Packingham v. North Carolina
Headline: Court strikes down North Carolina law that made it a felony for registered sex offenders to access popular social media, restoring their ability to use common websites while limiting broad state bans.
Holding: The Court held that North Carolina's broad criminal ban on registered sex offenders accessing commonplace social media websites violates the First Amendment and therefore cannot be enforced.
- Invalidates North Carolina’s broad ban on registered sex offenders’ social media access.
- Permits convicted sex offenders to use common websites for news, jobs, and public speech.

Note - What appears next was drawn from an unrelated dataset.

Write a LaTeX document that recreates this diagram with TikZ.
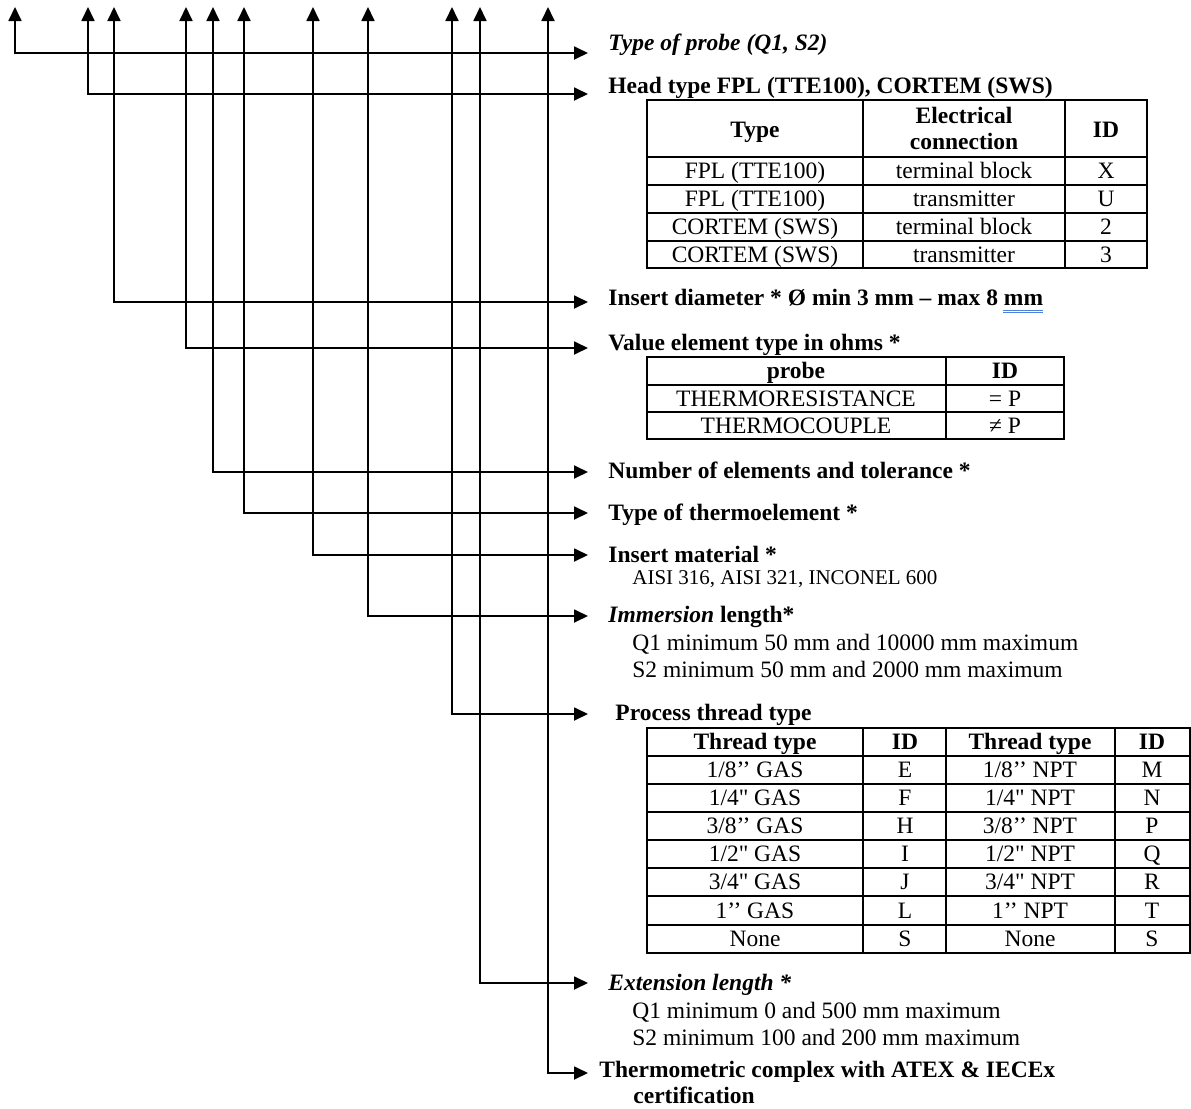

- Leaves room for narrower laws targeting contact with minors or specific unlawful online acts.
Summary
Background
Lester Packingham, a registered sex offender after a conviction for sex with a minor, posted on Facebook after a traffic ticket was dismissed and was later charged under a North Carolina law that made it a felony for registered sex offenders to access many commercial social networking sites. The statute applied to roughly 20,000 people in the State and had produced over 1,000 prosecutions. A state appeals court struck the law down, the North Carolina Supreme Court upheld it, and the U.S. Supreme Court granted review.
Reasoning
The Court addressed whether the broad ban on visiting social media sites is allowed under the Free Speech Clause as applied to the States. The majority said the Internet—and social media in particular—is a modern public forum where people speak, listen, and learn. Even assuming the law was content neutral and the State has a compelling interest in protecting children, the statute was not narrowly tailored and swept too broadly. The opinion noted the law could reach many everyday sites (for example, shopping, news, or health sites) and thus burdens substantially more speech than necessary. The Court reversed and remanded, while saying States may still enact more specific, narrowly targeted laws against contact with minors or other unlawful conduct.
Real world impact
The ruling invalidates North Carolina’s wide ban and restores registered sex offenders’ access to the covered social media and similar websites in the State while requiring governments to use narrower tools to protect children. The decision is not a rule about every possible online restriction; it leaves open more focused criminal laws that target specific harmful conduct.
Dissents or concurrances
Justice Alito, joined by the Chief Justice and Justice Thomas, agreed the law is unconstitutional but warned the Court’s broad language equating the Internet with public streets could unduly limit future state protections for children.